# Task to carry out
Copy the listing below in full and skip every picture.

# Supplied material
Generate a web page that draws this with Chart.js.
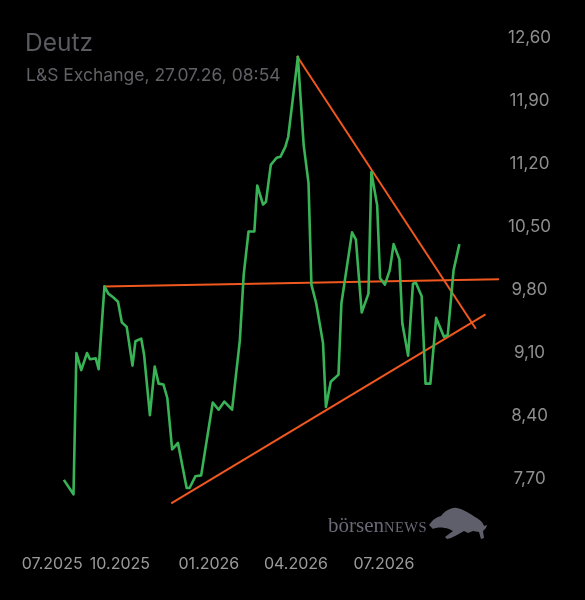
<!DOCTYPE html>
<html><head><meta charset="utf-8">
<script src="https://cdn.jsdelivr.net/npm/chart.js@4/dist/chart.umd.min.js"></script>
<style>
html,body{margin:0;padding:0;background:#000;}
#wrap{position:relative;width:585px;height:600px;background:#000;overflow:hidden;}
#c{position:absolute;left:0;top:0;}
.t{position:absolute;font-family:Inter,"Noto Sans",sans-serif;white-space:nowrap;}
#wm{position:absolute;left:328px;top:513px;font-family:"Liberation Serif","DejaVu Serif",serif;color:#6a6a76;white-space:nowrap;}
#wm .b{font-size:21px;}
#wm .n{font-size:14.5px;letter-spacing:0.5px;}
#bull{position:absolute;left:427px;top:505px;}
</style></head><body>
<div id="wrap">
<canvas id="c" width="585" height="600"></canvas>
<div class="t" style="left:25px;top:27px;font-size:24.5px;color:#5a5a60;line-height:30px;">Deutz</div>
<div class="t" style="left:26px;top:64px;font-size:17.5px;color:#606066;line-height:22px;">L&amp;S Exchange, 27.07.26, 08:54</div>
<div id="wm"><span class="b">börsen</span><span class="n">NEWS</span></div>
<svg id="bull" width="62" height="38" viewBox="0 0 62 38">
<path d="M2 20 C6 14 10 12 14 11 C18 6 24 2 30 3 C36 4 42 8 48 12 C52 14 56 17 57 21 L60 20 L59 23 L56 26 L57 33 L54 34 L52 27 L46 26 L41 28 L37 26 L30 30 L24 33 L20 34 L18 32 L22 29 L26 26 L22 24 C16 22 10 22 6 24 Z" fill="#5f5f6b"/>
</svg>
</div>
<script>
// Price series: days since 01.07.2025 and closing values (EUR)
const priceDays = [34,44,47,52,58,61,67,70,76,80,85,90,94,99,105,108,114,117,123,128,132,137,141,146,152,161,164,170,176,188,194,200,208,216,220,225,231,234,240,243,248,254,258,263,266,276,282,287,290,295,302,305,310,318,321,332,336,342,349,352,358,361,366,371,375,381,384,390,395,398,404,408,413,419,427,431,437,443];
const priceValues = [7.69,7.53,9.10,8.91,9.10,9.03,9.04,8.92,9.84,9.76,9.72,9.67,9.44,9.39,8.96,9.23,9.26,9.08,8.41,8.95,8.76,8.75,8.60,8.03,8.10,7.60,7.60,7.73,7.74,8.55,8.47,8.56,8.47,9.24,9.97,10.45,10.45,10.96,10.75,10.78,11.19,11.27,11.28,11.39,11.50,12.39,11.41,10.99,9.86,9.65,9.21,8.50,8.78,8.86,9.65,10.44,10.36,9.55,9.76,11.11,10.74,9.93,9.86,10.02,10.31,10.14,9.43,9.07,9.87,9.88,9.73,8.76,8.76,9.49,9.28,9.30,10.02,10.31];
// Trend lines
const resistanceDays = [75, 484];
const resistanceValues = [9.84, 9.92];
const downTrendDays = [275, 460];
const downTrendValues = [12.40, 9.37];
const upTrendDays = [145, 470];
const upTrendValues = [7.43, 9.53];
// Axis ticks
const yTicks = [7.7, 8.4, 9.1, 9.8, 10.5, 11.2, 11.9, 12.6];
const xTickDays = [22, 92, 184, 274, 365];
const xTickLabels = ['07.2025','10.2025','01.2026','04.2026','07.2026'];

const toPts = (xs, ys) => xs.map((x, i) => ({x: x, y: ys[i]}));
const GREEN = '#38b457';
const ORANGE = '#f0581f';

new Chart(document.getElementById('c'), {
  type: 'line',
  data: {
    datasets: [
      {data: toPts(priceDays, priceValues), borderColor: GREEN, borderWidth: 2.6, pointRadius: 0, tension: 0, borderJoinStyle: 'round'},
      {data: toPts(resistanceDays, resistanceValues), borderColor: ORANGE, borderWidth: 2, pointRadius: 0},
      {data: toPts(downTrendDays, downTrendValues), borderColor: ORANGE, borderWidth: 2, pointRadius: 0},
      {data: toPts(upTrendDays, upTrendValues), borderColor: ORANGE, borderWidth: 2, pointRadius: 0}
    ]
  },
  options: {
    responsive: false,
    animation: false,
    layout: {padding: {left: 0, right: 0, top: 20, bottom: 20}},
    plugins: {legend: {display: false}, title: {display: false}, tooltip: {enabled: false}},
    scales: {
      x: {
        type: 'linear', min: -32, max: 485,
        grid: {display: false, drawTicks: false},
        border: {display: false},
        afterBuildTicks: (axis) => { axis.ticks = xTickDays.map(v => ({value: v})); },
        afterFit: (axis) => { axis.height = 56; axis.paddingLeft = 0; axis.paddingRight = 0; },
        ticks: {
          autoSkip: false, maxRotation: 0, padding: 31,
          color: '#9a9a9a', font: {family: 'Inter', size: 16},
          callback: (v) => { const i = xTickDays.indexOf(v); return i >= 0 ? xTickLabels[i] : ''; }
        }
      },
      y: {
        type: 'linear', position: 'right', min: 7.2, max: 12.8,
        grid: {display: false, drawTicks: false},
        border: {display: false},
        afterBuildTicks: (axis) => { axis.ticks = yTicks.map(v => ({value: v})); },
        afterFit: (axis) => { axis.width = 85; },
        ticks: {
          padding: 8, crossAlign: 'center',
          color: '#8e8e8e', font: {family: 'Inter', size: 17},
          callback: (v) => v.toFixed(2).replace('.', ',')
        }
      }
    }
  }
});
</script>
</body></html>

# Exercise result
Generate a web page that draws this with Chart.js.
<!DOCTYPE html>
<html><head><meta charset="utf-8">
<script src="https://cdn.jsdelivr.net/npm/chart.js@4/dist/chart.umd.min.js"></script>
<style>
html,body{margin:0;padding:0;background:#000;}
#wrap{position:relative;width:585px;height:600px;background:#000;overflow:hidden;}
#c{position:absolute;left:0;top:0;}
.t{position:absolute;font-family:Inter,"Noto Sans",sans-serif;white-space:nowrap;}
#wm{position:absolute;left:328px;top:513px;font-family:"Liberation Serif","DejaVu Serif",serif;color:#6a6a76;white-space:nowrap;}
#wm .b{font-size:21px;}
#wm .n{font-size:14.5px;letter-spacing:0.5px;}
#bull{position:absolute;left:427px;top:505px;}
</style></head><body>
<div id="wrap">
<canvas id="c" width="585" height="600"></canvas>
<div class="t" style="left:25px;top:27px;font-size:24.5px;color:#5a5a60;line-height:30px;">Deutz</div>
<div class="t" style="left:26px;top:64px;font-size:17.5px;color:#606066;line-height:22px;">L&amp;S Exchange, 27.07.26, 08:54</div>
<div id="wm"><span class="b">börsen</span><span class="n">NEWS</span></div>
<svg id="bull" width="62" height="38" viewBox="0 0 62 38">
<path d="M2 20 C6 14 10 12 14 11 C18 6 24 2 30 3 C36 4 42 8 48 12 C52 14 56 17 57 21 L60 20 L59 23 L56 26 L57 33 L54 34 L52 27 L46 26 L41 28 L37 26 L30 30 L24 33 L20 34 L18 32 L22 29 L26 26 L22 24 C16 22 10 22 6 24 Z" fill="#5f5f6b"/>
</svg>
</div>
<script>
// Price series: days since 01.07.2025 and closing values (EUR)
const priceDays = [34,44,47,52,58,61,67,70,76,80,85,90,94,99,105,108,114,117,123,128,132,137,141,146,152,161,164,170,176,188,194,200,208,216,220,225,231,234,240,243,248,254,258,263,266,276,282,287,290,295,302,305,310,318,321,332,336,342,349,352,358,361,366,371,375,381,384,390,395,398,404,408,413,419,427,431,437,443];
const priceValues = [7.69,7.53,9.10,8.91,9.10,9.03,9.04,8.92,9.84,9.76,9.72,9.67,9.44,9.39,8.96,9.23,9.26,9.08,8.41,8.95,8.76,8.75,8.60,8.03,8.10,7.60,7.60,7.73,7.74,8.55,8.47,8.56,8.47,9.24,9.97,10.45,10.45,10.96,10.75,10.78,11.19,11.27,11.28,11.39,11.50,12.39,11.41,10.99,9.86,9.65,9.21,8.50,8.78,8.86,9.65,10.44,10.36,9.55,9.76,11.11,10.74,9.93,9.86,10.02,10.31,10.14,9.43,9.07,9.87,9.88,9.73,8.76,8.76,9.49,9.28,9.30,10.02,10.31];
// Trend lines
const resistanceDays = [75, 484];
const resistanceValues = [9.84, 9.92];
const downTrendDays = [275, 460];
const downTrendValues = [12.40, 9.37];
const upTrendDays = [145, 470];
const upTrendValues = [7.43, 9.53];
// Axis ticks
const yTicks = [7.7, 8.4, 9.1, 9.8, 10.5, 11.2, 11.9, 12.6];
const xTickDays = [22, 92, 184, 274, 365];
const xTickLabels = ['07.2025','10.2025','01.2026','04.2026','07.2026'];

const toPts = (xs, ys) => xs.map((x, i) => ({x: x, y: ys[i]}));
const GREEN = '#38b457';
const ORANGE = '#f0581f';

new Chart(document.getElementById('c'), {
  type: 'line',
  data: {
    datasets: [
      {data: toPts(priceDays, priceValues), borderColor: GREEN, borderWidth: 2.6, pointRadius: 0, tension: 0, borderJoinStyle: 'round'},
      {data: toPts(resistanceDays, resistanceValues), borderColor: ORANGE, borderWidth: 2, pointRadius: 0},
      {data: toPts(downTrendDays, downTrendValues), borderColor: ORANGE, borderWidth: 2, pointRadius: 0},
      {data: toPts(upTrendDays, upTrendValues), borderColor: ORANGE, borderWidth: 2, pointRadius: 0}
    ]
  },
  options: {
    responsive: false,
    animation: false,
    layout: {padding: {left: 0, right: 0, top: 20, bottom: 20}},
    plugins: {legend: {display: false}, title: {display: false}, tooltip: {enabled: false}},
    scales: {
      x: {
        type: 'linear', min: -32, max: 485,
        grid: {display: false, drawTicks: false},
        border: {display: false},
        afterBuildTicks: (axis) => { axis.ticks = xTickDays.map(v => ({value: v})); },
        afterFit: (axis) => { axis.height = 56; axis.paddingLeft = 0; axis.paddingRight = 0; },
        ticks: {
          autoSkip: false, maxRotation: 0, padding: 31,
          color: '#9a9a9a', font: {family: 'Inter', size: 16},
          callback: (v) => { const i = xTickDays.indexOf(v); return i >= 0 ? xTickLabels[i] : ''; }
        }
      },
      y: {
        type: 'linear', position: 'right', min: 7.2, max: 12.8,
        grid: {display: false, drawTicks: false},
        border: {display: false},
        afterBuildTicks: (axis) => { axis.ticks = yTicks.map(v => ({value: v})); },
        afterFit: (axis) => { axis.width = 85; },
        ticks: {
          padding: 8, crossAlign: 'center',
          color: '#8e8e8e', font: {family: 'Inter', size: 17},
          callback: (v) => v.toFixed(2).replace('.', ',')
        }
      }
    }
  }
});
</script>
</body></html>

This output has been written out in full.